I update the UPS, where I just replaced the battery, instructions are pretty simple. Only hassle is I have to bypass the network equipment to be mains powered so I can turn the UPS outputs off while updating the firmware, while maintaining network connectivity.
I did the same for my office UPS, PC and office switch on mains power, and when I power down the output, I made sure to not notify PowerChute Network Shutdown (PCNS) clients, as my PC had the PowerChute client installed to receive power state via the network. I start the firmware update over the network, and a few seconds later I get a Windows message that shutdown had been initiated by PCNS, what? I sit there in frustration, nothing to do but watch my PC shutdown while it is still delivering the firmware update.
On rebooting my PC, NMC comes up, but reports the UPS has stopped communicating. I pull AC power from the UPS, no change, I also pull the batteries, and when I plug the batteries and mains back on, beeeeeeeeeep.
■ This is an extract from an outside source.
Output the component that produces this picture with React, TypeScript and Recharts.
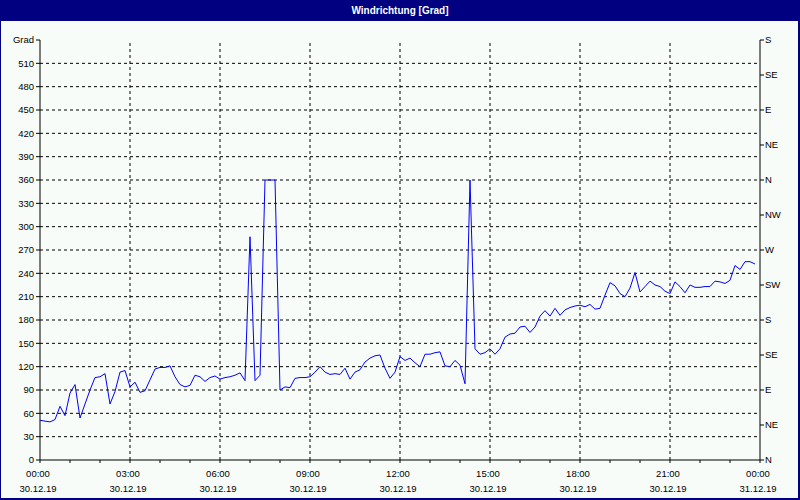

NMC now reports no UPS found, the UPS LCD panel reports all is fine. And still beeeeeeeeeep, and no way to stop the beeeeeeeeeep.
Here is the NMC status page:
I try to do Firmware Upgrade Wizard update via USB, plug a USB cable in, PC sees UPS, reports critical condition, but the upgrade wizard reports no UPS found on USB.
Here is the wizard error page:
So, here I am, stuck with a bricked UPS, lesson learned, actually two lessons learned; do not trust scheduled battery tests, and leave working firmware be!